Enlarge / Experiments yield fresh evidence to support controversial hypothesis about the formation of the Great Sphinx of Giza. (credit: MusikAnimal/CC BY-SA 3.0)

Leif Ristroph, a physicist and applied mathematician at New York University, was conducting experiments on how clay erodes in response to flowing water when he noticed tiny shapes emerging that resembled seated lions—in essence, miniature versions of the Great Sphinx of Giza in Egypt. Further experiments provided evidence in support of a longstanding hypothesis that natural processes first created a land formation known as a yardang, after which humans added additional details to create the final statue. Initial results were first presented last year as part of the American Physical Society's Gallery of Fluid Motion, with a full paper being published this week in the journal Physical Review Fluids.

"Our results suggest that Sphinx-like structures can form under fairly commonplace conditions," Ristroph et al. wrote in their paper. "These findings hardly resolve the mysteries behind yardangs and the Great Sphinx, but perhaps they provoke us to wonder what awe-inspiring landforms ancient people could have encountered in the deserts of Egypt and why they might have envisioned a fantastic creature."

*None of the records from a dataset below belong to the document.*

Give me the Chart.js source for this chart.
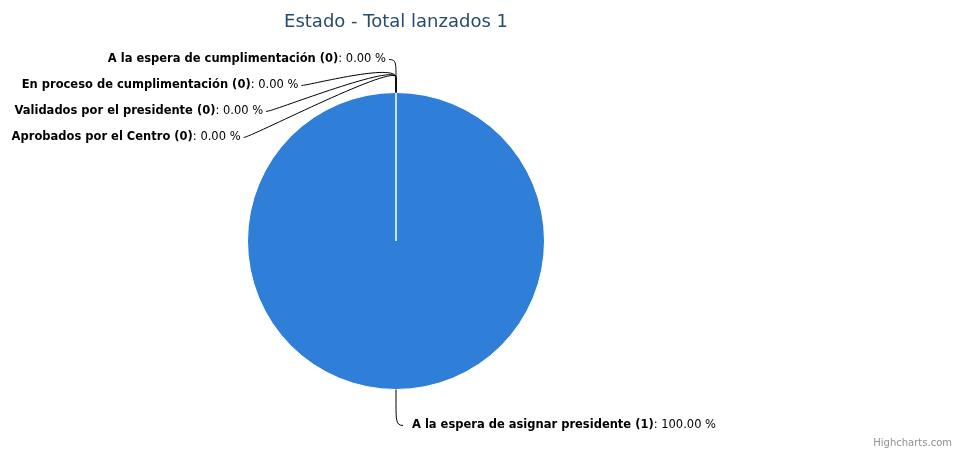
<!DOCTYPE html>
<html>
<head>
<meta charset="utf-8">
<script src="https://cdn.jsdelivr.net/npm/chart.js@4/dist/chart.umd.min.js"></script>
<style>
  html, body { margin: 0; padding: 0; background: #ffffff; }
  #wrap { width: 958px; height: 450px; position: relative; }
</style>
</head>
<body>
<div id="wrap"><canvas id="c" width="958" height="450"></canvas></div>
<script>
const chartTitle = 'Estado - Total lanzados 1';
const categories = [
  'A la espera de asignar presidente',
  'A la espera de cumplimentación',
  'En proceso de cumplimentación',
  'Validados por el presidente',
  'Aprobados por el Centro'
];
const counts = [1, 0, 0, 0, 0];
const percents = [100, 0, 0, 0, 0];
const sliceColor = '#2f7ed8';
const creditsText = 'Highcharts.com';

const FONT = '"DejaVu Sans", "Noto Sans", sans-serif';

const labelPlugin = {
  id: 'hcLabels',
  afterDraw(chart) {
    const ctx = chart.ctx;
    const meta = chart.getDatasetMeta(0);
    const a0 = meta.data[0];
    const cx = a0.x, cy = a0.y, r = a0.outerRadius;
    const dist = 30;
    const R = r + dist;
    ctx.save();

    // title
    ctx.font = '18px ' + FONT;
    ctx.fillStyle = '#274b6d';
    ctx.textAlign = 'center';
    ctx.textBaseline = 'alphabetic';
    ctx.fillText(chartTitle, cx, 27);

    // credits
    ctx.font = '10px ' + FONT;
    ctx.fillStyle = '#909090';
    ctx.textAlign = 'right';
    ctx.fillText(creditsText, chart.width - 6, 446);

    const drawLabel = (i, y, side) => {
      const el = meta.data[i];
      const ang = (el.startAngle + el.endAngle) / 2;
      const baseX = cx + r * Math.cos(ang), baseY = cy + r * Math.sin(ang);
      const brkX = cx + (r + dist / 2) * Math.cos(ang), brkY = cy + (r + dist / 2) * Math.sin(ang);
      const dy = y - cy;
      const dx = Math.sqrt(Math.max(0, R * R - dy * dy));
      const ax = side === 'left' ? cx - dx : cx + dx;
      const sx = side === 'left' ? ax - 7 : ax + 7;
      // connector
      ctx.beginPath();
      ctx.strokeStyle = '#000000';
      ctx.lineWidth = 1;
      ctx.moveTo(sx, y);
      ctx.bezierCurveTo(ax, y, 2 * brkX - baseX, 2 * brkY - baseY, brkX, brkY);
      ctx.lineTo(baseX, baseY);
      ctx.stroke();
      // text
      const name = categories[i] + ' (' + counts[i] + ')';
      const rest = ': ' + percents[i].toFixed(2) + ' %';
      const bold = 'bold 11.5px ' + FONT;
      const norm = '11.5px ' + FONT;
      ctx.font = bold; const wName = ctx.measureText(name).width;
      ctx.font = norm; const wRest = ctx.measureText(rest).width;
      ctx.textBaseline = 'middle';
      ctx.textAlign = 'left';
      ctx.fillStyle = '#000000';
      let tx = side === 'left' ? sx - 3 - (wName + wRest) : sx + 9;
      ctx.font = bold; ctx.fillText(name, tx, y);
      ctx.font = norm; ctx.fillText(rest, tx + wName, y);
    };

    // zero slices stacked on the left, top to bottom
    const zeroIdx = [];
    for (let i = 0; i < counts.length; i++) if (percents[i] === 0) zeroIdx.push(i);
    const topY = cy - r - 33;
    zeroIdx.forEach((i, k) => drawLabel(i, topY + 26 * k, 'left'));
    // main slice label at the bottom
    for (let i = 0; i < counts.length; i++) if (percents[i] > 0) drawLabel(i, cy + r + 36, 'right');

    ctx.restore();
  }
};

new Chart(document.getElementById('c'), {
  type: 'pie',
  data: {
    labels: categories,
    datasets: [{
      data: counts,
      backgroundColor: categories.map(() => sliceColor),
      borderColor: '#ffffff',
      borderWidth: 1
    }]
  },
  options: {
    responsive: false,
    animation: false,
    layout: { padding: { left: 0, right: 166, top: 92, bottom: 60 } },
    plugins: {
      legend: { display: false },
      title: { display: false },
      tooltip: { enabled: false }
    }
  },
  plugins: [labelPlugin]
});
</script>
</body>
</html>
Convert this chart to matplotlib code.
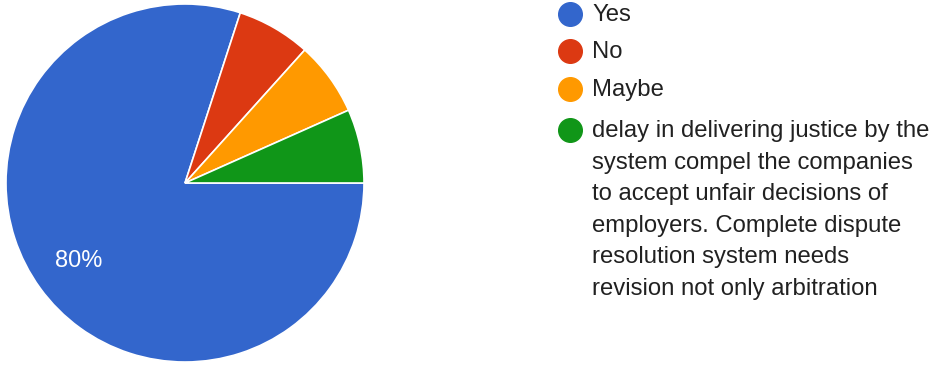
import matplotlib.pyplot as plt
from matplotlib.lines import Line2D

plt.rcParams['font.family'] = ['Liberation Sans', 'DejaVu Sans']

labels = ['Yes', 'No', 'Maybe',
          'delay in delivering justice by the\nsystem compel the companies\n'
          'to accept unfair decisions of\nemployers. Complete dispute\n'
          'resolution system needs\nrevision not only arbitration']
counts = [12, 1, 1, 1]
colors = ['#3366cc', '#dc3912', '#ff9900', '#109618']

fig = plt.figure(figsize=(9.32, 3.67), dpi=100)
W, H = 932.0, 367.0

# pie: center (185, 183) px, radius 179 px
cx, cy, r = 185, 183, 179
ax = fig.add_axes([(cx - r) / W, (H - cy - r) / H, 2 * r / W, 2 * r / H])


def pct_label(p):
    return '%d%%' % round(p) if p > 10 else ''


wedges, texts, autotexts = ax.pie(
    counts, colors=colors, startangle=0, counterclock=False,
    autopct=pct_label, pctdistance=0.737, radius=1.0,
    wedgeprops=dict(edgecolor='white', linewidth=1.2),
    textprops=dict(color='white', fontsize=17))
ax.set_xlim(-1, 1)
ax.set_ylim(-1, 1)
ax.set_aspect('equal')
ax.axis('off')

# legend on the right
marker_x = 570
text_x = 592
rows_y = [14, 51, 89, 130]
for lab, col, y in zip(labels, colors, rows_y):
    fig.add_artist(Line2D([marker_x / W], [1 - y / H], marker='o',
                          markersize=17, color=col, linestyle='none',
                          transform=fig.transFigure))
    if '\n' in lab:
        fig.text(text_x / W, 1 - (y - 10) / H, lab, fontsize=17.2,
                 color='#212121', va='top', ha='left', linespacing=1.56)
    else:
        fig.text(text_x / W, 1 - (y + 1) / H, lab, fontsize=17.2,
                 color='#212121', va='center', ha='left')

fig.savefig('out.png', dpi=100, facecolor='white')
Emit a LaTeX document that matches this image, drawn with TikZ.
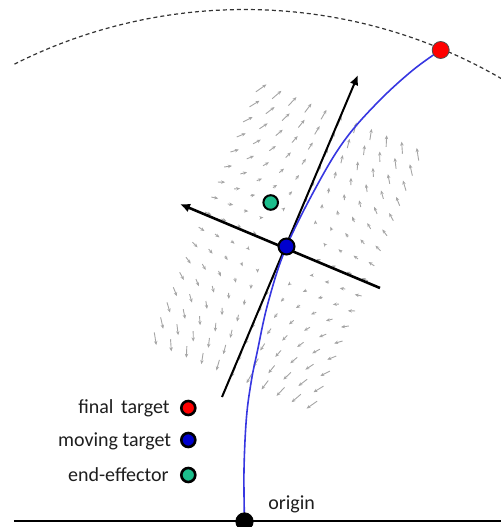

In 2018, Ristroph's applied mathematics lab fine-tuned the recipe for blowing the perfect bubble based on experiments with soapy thin films, pinpointing exactly what wind speed is needed to push out the film and cause it to form a bubble, and how that speed depends on parameters like the size of the wand. (You want a circular wand with a 1.5-inch perimeter, and you should gently blow at a consistent 6.9 cm/s.)